The .gear/rules will have the following content:

copy: foo-something-fixed.patch
copy: foo-another-fixed.patch
tar.gz: foo

This sample rules file describes a source tarball from a foo directory and two patches.

Specfile is picked up automatically if there is only .spec in the root directory fo git.

Commiting the stuff

Gear is relying on whole history being recorded by git. This means that any changes you'd like to see in RPM, must be committed to the repository.

$ git add .   # Commit entire workdir
$ gear-commit # this is wrapper around git-commit which uses the last
              # changelog entry as a commit message.

Scenario 2. "Small fixes"

This is scenario is useful for packages which deviate from upstream with a small number of non-overlapping fixes here and there. This is also easiest scenario to use.

Branches in repository:

master
upstream

Tree layout:

foo/        (in upstream, patched in master)
.gear/rules (in master)
foo.spec    (in master)

Working on package

$ git checkout master
$ vim ...     # hack-hack
$ git add ... # add new files if needed (optional)
$ git commit

All the changes are applied just on top of the upstream source code.

.gear/rules

The .gear/rules file will be of the following form:

tar: v@version@:foo
diff: diff: v@version@:foo foo

This will generate foo.tar, containing upstream source code, taken from the tag v${version}, where version is parsed from the foo.spec, and the diff is containing the difference between the directory foo in v${version} tag and current content of the directory foo.

Gear does not use real git tags, but instead it uses the tags stored in .gear/tags. The reason for that is to keep packages reproduceable over time as tags may move but SHA1 labels recorded at the time of run of gear-update-tag will be able to address original changesets properly.
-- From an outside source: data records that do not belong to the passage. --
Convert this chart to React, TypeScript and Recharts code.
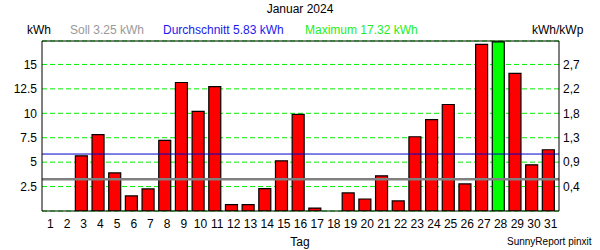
import React from 'react';
import { ComposedChart, Bar, Cell, XAxis, YAxis, CartesianGrid, ReferenceLine } from 'recharts';

const days = ['1', '2', '3', '4', '5', '6', '7', '8', '9', '10', '11', '12', '13', '14', '15', '16', '17', '18', '19', '20', '21', '22', '23', '24', '25', '26', '27', '28', '29', '30', '31'];
const energy = [0, 0, 5.65, 7.81, 3.9, 1.54, 2.26, 7.22, 13.15, 10.2, 12.74, 0.65, 0.65, 2.29, 5.14, 9.9, 0.3, 0, 1.85, 1.23, 3.6, 1.03, 7.6, 9.35, 10.9, 2.77, 17.06, 17.32, 14.08, 4.73, 6.27];
const leftTicks = [2.5, 5, 7.5, 10, 12.5, 15];
const rightLabels = ['0,4', '0,9', '1,3', '1,8', '2,2', '2,7'];
const soll = 3.25;
const average = 5.83;
const maximum = 17.32;
const yMax = 17.4;

const data = days.map((day, i) => ({ day, value: energy[i] }));

const font = '"Liberation Sans", Arial, sans-serif';

const label = (left: number, top: number, color: string, text: string, size = 12) => (
  <div style={{ position: 'absolute', left, top, color, fontSize: size, fontFamily: font, whiteSpace: 'nowrap', lineHeight: 1 }}>
    {text}
  </div>
);

export default function App() {
  return (
    <div style={{ position: 'absolute', left: 0, top: 0, width: 600, height: 250, background: '#fff' }}>
      <div style={{ position: 'absolute', left: 0, top: 3, width: 600, textAlign: 'center', fontSize: 12, fontFamily: font, lineHeight: 1, color: '#000' }}>
        Januar 2024
      </div>
      {label(27, 24, '#000', 'kWh')}
      {label(70, 24, '#999999', `Soll ${soll.toFixed(2)} kWh`)}
      {label(163, 24, '#1a1aee', `Durchschnitt ${average.toFixed(2)} kWh`)}
      {label(305, 24, '#22ee22', `Maximum ${maximum.toFixed(2)} kWh`)}
      {label(532, 24, '#000', 'kWh/kWp')}
      <div style={{ position: 'absolute', left: 0.5, top: 0.5 }}>
        <ComposedChart
          width={600}
          height={250}
          data={data}
          margin={{ top: 40, right: 0, left: 0, bottom: 0 }}
          barSize={12}
        >
          <CartesianGrid yAxisId="left" vertical={false} stroke="#00ee00" strokeDasharray="5 3" />
          <XAxis
            dataKey="day"
            interval={0}
            height={40}
            tickSize={0}
            tickMargin={8}
            axisLine={{ stroke: '#000' }}
            tick={{ fill: '#000', fontSize: 12, fontFamily: font }}
          />
          <YAxis
            yAxisId="left"
            domain={[0, yMax]}
            allowDataOverflow
            ticks={leftTicks}
            width={41}
            tickSize={0}
            tickMargin={5}
            axisLine={{ stroke: '#000' }}
            tick={{ fill: '#000', fontSize: 12, fontFamily: font }}
          />
          <YAxis
            yAxisId="right"
            orientation="right"
            type="number"
            domain={[0, yMax]}
            allowDataOverflow
            ticks={leftTicks}
            interval={0}
            tickFormatter={(v: number) => rightLabels[leftTicks.indexOf(v)]}
            width={42}
            tickSize={0}
            tickMargin={4}
            axisLine={{ stroke: '#000' }}
            tick={{ fill: '#000', fontSize: 12, fontFamily: font }}
          />
          <Bar yAxisId="left" dataKey="value" stroke="#000" strokeWidth={1.2} isAnimationActive={false}>
            {data.map((d) => (
              <Cell key={d.day} fill={d.value === maximum ? '#00ff00' : '#ff0000'} />
            ))}
          </Bar>
          <Bar yAxisId="right" dataKey="value" fill="none" stroke="none" legendType="none" isAnimationActive={false} barSize={0} />
          <ReferenceLine yAxisId="left" y={yMax} stroke="#000" strokeWidth={1} />
          <ReferenceLine yAxisId="left" y={average} stroke="#0000cc" strokeWidth={1} />
          <ReferenceLine yAxisId="left" y={soll} stroke="#808080" strokeWidth={2.5} />
        </ComposedChart>
      </div>
      <div style={{ position: 'absolute', left: 0, top: 236, width: 600, textAlign: 'center', fontSize: 12, fontFamily: font, lineHeight: 1, color: '#000' }}>
        Tag
      </div>
      {label(507, 237, '#000', 'SunnyReport pinxit', 10)}
    </div>
  );
}
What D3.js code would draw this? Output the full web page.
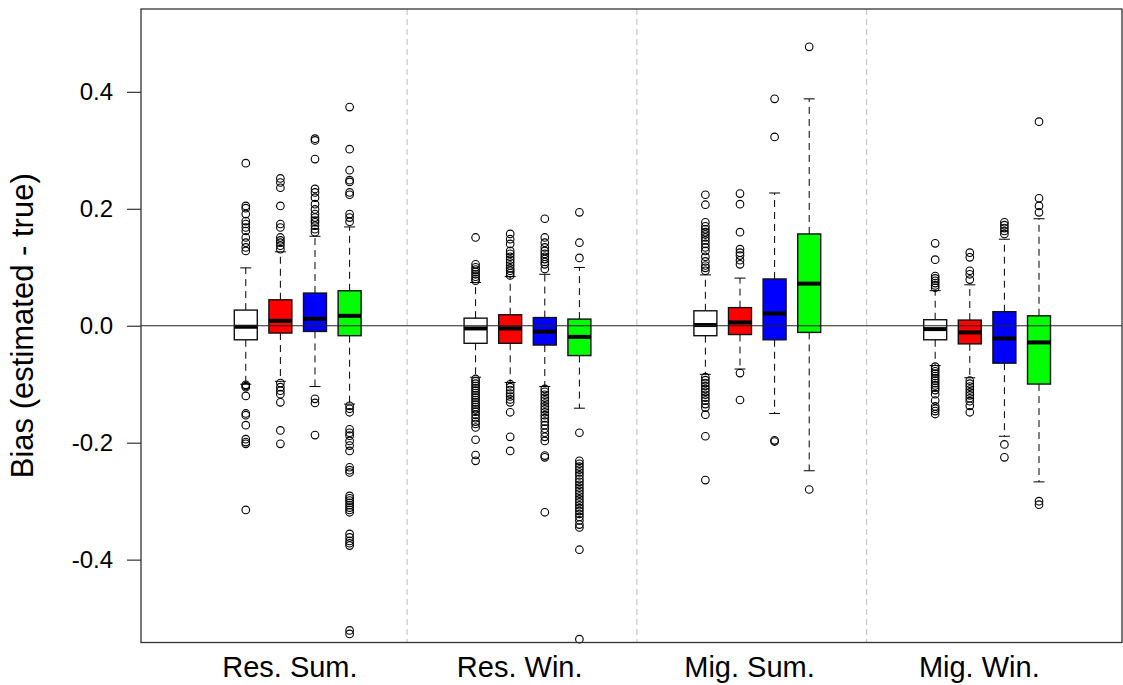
<!DOCTYPE html>
<html>
<head>
<meta charset="utf-8">
<script src="https://cdn.jsdelivr.net/npm/d3@7"></script>
<style>
  body { margin: 0; background: #fff; }
  text { font-family: "Liberation Sans", Arial, sans-serif; fill: #000; }
</style>
</head>
<body>
<div id="chart"></div>
<script>
// Bias boxplots: 4 scenarios x 4 methods
const groups = ["Res. Sum.", "Res. Win.", "Mig. Sum.", "Mig. Win."];
const series = ["M1", "M2", "M3", "M4"];
const yTicks = [-0.4, -0.2, 0.0, 0.2, 0.4];

// box stats, [group][series]
const whiskerLow = [
  [-0.100, -0.095, -0.104, -0.134],
  [-0.088, -0.097, -0.104, -0.141],
  [-0.083, -0.074, -0.150, -0.248],
  [-0.068, -0.089, -0.189, -0.267]
];
const q1 = [
  [-0.024, -0.0125, -0.0097, -0.017],
  [-0.030, -0.030, -0.033, -0.051],
  [-0.017, -0.015, -0.024, -0.0114],
  [-0.024, -0.031, -0.064, -0.0997]
];
const median = [
  [-0.0017, 0.0085, 0.012, 0.017],
  [-0.0046, -0.0046, -0.010, -0.019],
  [0.0012, 0.0057, 0.021, 0.072],
  [-0.0057, -0.0114, -0.0217, -0.0285]
];
const q3 = [
  [0.0268, 0.0444, 0.0559, 0.0598],
  [0.013, 0.0188, 0.014, 0.0114],
  [0.0256, 0.031, 0.080, 0.157],
  [0.0103, 0.0097, 0.024, 0.017]
];
const whiskerHigh = [
  [0.099, 0.1265, 0.153, 0.169],
  [0.074, 0.084, 0.088, 0.0997],
  [0.087, 0.0815, 0.227, 0.388],
  [0.060, 0.070, 0.148, 0.183]
];

// outliers per group, one list per series
const outResSum = [
  [0.278, 0.205, 0.201, 0.191, 0.179, 0.174, 0.168, 0.162, 0.151, 0.142, 0.134, 0.128,
   -0.101, -0.103, -0.105, -0.120, -0.150, -0.153, -0.170, -0.194, -0.199, -0.202, -0.315],
  [0.252, 0.245, 0.236, 0.205, 0.174, 0.168, 0.151, 0.146, 0.142, 0.137, 0.131,
   -0.098, -0.105, -0.111, -0.117, -0.131, -0.179, -0.202],
  [0.320, 0.317, 0.285, 0.234, 0.228, 0.219, 0.208, 0.199, 0.191, 0.185, 0.180, 0.177, 0.171, 0.165, 0.160,
   -0.125, -0.132, -0.187],
  [0.374, 0.302, 0.266, 0.249, 0.246, 0.228, 0.224, 0.191, 0.185, 0.178,
   -0.137, -0.142, -0.148, -0.177, -0.183, -0.188, -0.197, -0.205, -0.214, -0.242, -0.247, -0.251,
   -0.291, -0.295, -0.299, -0.303, -0.307, -0.311, -0.315, -0.319, -0.356, -0.362, -0.368, -0.372, -0.376,
   -0.521, -0.527]
];
const outResWin = [
  [0.151, 0.105, 0.100, 0.096, 0.092, 0.088, 0.084, 0.080, 0.077,
   -0.091, -0.095, -0.099, -0.103, -0.107, -0.111, -0.115, -0.119, -0.123, -0.127, -0.131, -0.135,
   -0.139, -0.143, -0.147, -0.152, -0.158, -0.164, -0.168, -0.174, -0.195, -0.221, -0.231],
  [0.157, 0.148, 0.140, 0.128, 0.123, 0.118, 0.113, 0.108, 0.103, 0.098, 0.094, 0.090, 0.086,
   -0.100, -0.105, -0.110, -0.116, -0.121, -0.126, -0.131, -0.148, -0.190, -0.214],
  [0.183, 0.151, 0.142, 0.134, 0.128, 0.123, 0.118, 0.114, 0.109, 0.105, 0.097,
   -0.108, -0.113, -0.118, -0.123, -0.128, -0.133, -0.138, -0.143, -0.148, -0.153, -0.158, -0.164,
   -0.170, -0.176, -0.183, -0.190, -0.197, -0.222, -0.225, -0.319],
  [0.194, 0.142, 0.116,
   -0.183, -0.231, -0.236, -0.241, -0.246, -0.251, -0.256, -0.262, -0.267, -0.272, -0.277, -0.282,
   -0.287, -0.292, -0.297, -0.302, -0.307, -0.312, -0.317, -0.322, -0.327, -0.333, -0.340, -0.345,
   -0.383, -0.536]
];
const outMigSum = [
  [0.224, 0.207, 0.177, 0.170, 0.165, 0.160, 0.156, 0.151, 0.146, 0.140, 0.134, 0.128, 0.118, 0.110,
   0.103, 0.099, 0.094,
   -0.088, -0.093, -0.098, -0.103, -0.108, -0.113, -0.118, -0.123, -0.128, -0.134, -0.140, -0.152,
   -0.189, -0.264],
  [0.226, 0.208, 0.160, 0.131, 0.125, 0.120, 0.112, 0.105, -0.081, -0.127],
  [0.388, 0.323, -0.196, -0.198],
  [0.477, -0.280]
];
const outMigWin = [
  [0.141, 0.113, 0.085, 0.081, 0.077, 0.073, 0.069, 0.065,
   -0.070, -0.074, -0.078, -0.082, -0.086, -0.090, -0.094, -0.098, -0.102, -0.106, -0.110,
   -0.117, -0.128, -0.138, -0.142, -0.146, -0.151],
  [0.125, 0.117, 0.094, 0.088, 0.079,
   -0.094, -0.099, -0.104, -0.109, -0.114, -0.119, -0.124, -0.129, -0.137, -0.148],
  [0.177, 0.172, 0.167, 0.162, 0.157, -0.203, -0.225],
  [0.349, 0.218, 0.205, 0.194, -0.300, -0.306]
];
const outliers = [outResSum, outResWin, outMigSum, outMigWin];

const W = 1123, H = 685;
const plot = { left: 141, right: 1122, top: 9, bottom: 642.5 };

const svg = d3.select("#chart").append("svg").attr("width", W).attr("height", H);

// each group occupies one unit on x
const x = d3.scaleLinear().domain([0, 1]).range([177.3, 407.1]);
const y = d3.scaleLinear().domain([-0.5417, 0.5417]).range([plot.bottom, plot.top]);
const color = d3.scaleOrdinal().domain(series).range(["#ffffff", "#ff0000", "#0000ff", "#00ff00"]);

const boxOffset = j => 0.298 + 0.1506 * j;
const halfW = 0.05, capW = 0.024;

// separators between groups
svg.append("g").selectAll("line").data(d3.range(1, groups.length)).join("line")
  .attr("x1", d => x(d)).attr("x2", d => x(d))
  .attr("y1", plot.top).attr("y2", plot.bottom)
  .attr("stroke", "#bdbdbd").attr("stroke-dasharray", "6,4").attr("stroke-width", 1);

// flatten to one record per box
const boxes = [];
groups.forEach((g, i) => series.forEach((s, j) => boxes.push({
  g: i, s, pos: i + boxOffset(j),
  lo: whiskerLow[i][j], q1: q1[i][j], med: median[i][j], q3: q3[i][j], hi: whiskerHigh[i][j],
  out: outliers[i][j]
})));

const bg = svg.append("g").selectAll("g").data(boxes).join("g");

// whiskers (dashed) + caps
bg.append("line")
  .attr("x1", d => x(d.pos)).attr("x2", d => x(d.pos))
  .attr("y1", d => y(d.q3)).attr("y2", d => y(d.hi))
  .attr("stroke", "#000").attr("stroke-dasharray", "7,5");
bg.append("line")
  .attr("x1", d => x(d.pos)).attr("x2", d => x(d.pos))
  .attr("y1", d => y(d.q1)).attr("y2", d => y(d.lo))
  .attr("stroke", "#000").attr("stroke-dasharray", "7,5");
bg.selectAll(".cap").data(d => [d.lo, d.hi].map(v => ({ pos: d.pos, v }))).join("line")
  .attr("class", "cap")
  .attr("x1", d => x(d.pos - capW)).attr("x2", d => x(d.pos + capW))
  .attr("y1", d => y(d.v)).attr("y2", d => y(d.v))
  .attr("stroke", "#000");

// box
bg.append("rect")
  .attr("x", d => x(d.pos - halfW)).attr("width", d => x(d.pos + halfW) - x(d.pos - halfW))
  .attr("y", d => y(d.q3)).attr("height", d => y(d.q1) - y(d.q3))
  .attr("fill", d => color(d.s)).attr("stroke", "#111").attr("stroke-width", 1.4);

// median
bg.append("line")
  .attr("x1", d => x(d.pos - halfW)).attr("x2", d => x(d.pos + halfW))
  .attr("y1", d => y(d.med)).attr("y2", d => y(d.med))
  .attr("stroke", "#000").attr("stroke-width", 4);

// outliers
bg.selectAll("circle").data(d => d.out.map(v => ({ pos: d.pos, v }))).join("circle")
  .attr("cx", d => x(d.pos)).attr("cy", d => y(d.v)).attr("r", 3.8)
  .attr("fill", "none").attr("stroke", "#000").attr("stroke-width", 1.1);

// zero reference line
svg.append("line")
  .attr("x1", plot.left).attr("x2", plot.right)
  .attr("y1", y(0)).attr("y2", y(0))
  .attr("stroke", "#222").attr("stroke-width", 1.2);

// frame
svg.append("rect")
  .attr("x", plot.left).attr("y", plot.top)
  .attr("width", plot.right - plot.left).attr("height", plot.bottom - plot.top)
  .attr("fill", "none").attr("stroke", "#333").attr("stroke-width", 1.3);

// y axis
const yAxis = svg.append("g").attr("transform", `translate(${plot.left},0)`)
  .call(d3.axisLeft(y).tickValues(yTicks).tickFormat(d3.format(".1f")).tickSize(14).tickPadding(14));
yAxis.select(".domain").remove();
yAxis.selectAll(".tick line").attr("stroke", "#333").attr("stroke-width", 1.2);
yAxis.selectAll(".tick text").attr("font-size", 24)
  .text(d => d3.format(".1f")(d).replace("−", "-"));

// group labels
svg.append("g").selectAll("text").data(groups).join("text")
  .attr("x", (d, i) => x(i + 0.49)).attr("y", 677)
  .attr("text-anchor", "middle").attr("font-size", 29)
  .text(d => d);

// y title
svg.append("text")
  .attr("transform", `translate(33,${y(0)}) rotate(-90)`)
  .attr("text-anchor", "middle").attr("font-size", 31)
  .text("Bias (estimated - true)");
</script>
</body>
</html>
The gear-update-tag utility writes down SHA1 lables of all tags referenced in package process to .gear/tags.

$ gear-update-tag --all

Don't forget to commit the changes after updating:

$ git-commit .gear/tags -m 'tags updated'

Rebasing to new upstream version

$ git merge upstream
... Fix conflicts, update changelog, remove unnecesary patches etc ...
$ gear-commit

That's all! As patches are stored in git branch, it's easy to update to new upstream version: merge will detect most incosistences. As an additional bonus, if upstream uses git as well, patches forwarded upstream and accepted there will not generate conflicts on merge.

New package revision

$ vim ... # hack-hack, update changelog
$ gear-commit

Also simple.

Scenario 3. "Full-blown development"

This is scenario for the packages which need the lot of work downstream (e.g. kernel).

Branches:

upstream
topic-A
topic-B
...
master

Tree layout:

foo/        (in upstream, patched in topic-*, master)
.gear/rules (in master)
foo.spec    (in master)

Working on package

All the work is done in topic branches, each is dedicated for some topic:

$ git checkout topic-A
$ vim ... # hack-hack-hack
$ git commit
$ git checkout topic-B
...

As patches may overlap, some conflict resolution need to be involved. The naive approach would be using the following branching scheme:

* upstream
|
\--> topic-A
\--> topic-B
\--> master

And then generating patch-per-topic by using .gear/rules. This will not work, as the generated patches will conflict.

Instead, the following scheme is used:

* upstream
\-> topic-A
    \-> topic-B
        \-> master

And gear-merge(1) utility merges the branches as described in .gear/merge file:

merge: upstream topic-A
merge: topic-A topic-B
merge: topic-B master

After using this utility (and resolving all conflicts occupied), master branch gets a cumulative change.

.gear/rules

The .gear/rules file will be exactly the same as for previous scenario, so the gear-update-tag(1) is also required:

tar: v@version@:foo
diff: diff: v@version@:foo foo

Rebasing to new upstream version

$ ... # obtain the new upstream code in upstream branch
$ gear-merge
... Fix conflicts, update changelog, remove unnecessary patches etc...
$ gear-commit

Due to gear-merge, it's only necessary to fix the conflicts once.

New package revision

$ vim ... # hack-hack, commit
$ gear-merge

Builds

$ gear-hsh

Here the .gear/rules is consulted and the following is performed:

  • pkg.tar package is constructed, according to the .gear/rules file
  • hasher is run with the given source package.

There are also another build-commands: gear-rpm (uses rpmbuild instead of hasher) and gear-remote-hsh/gear-remote-rpm, which use remote host for actual building (communicating over SSH).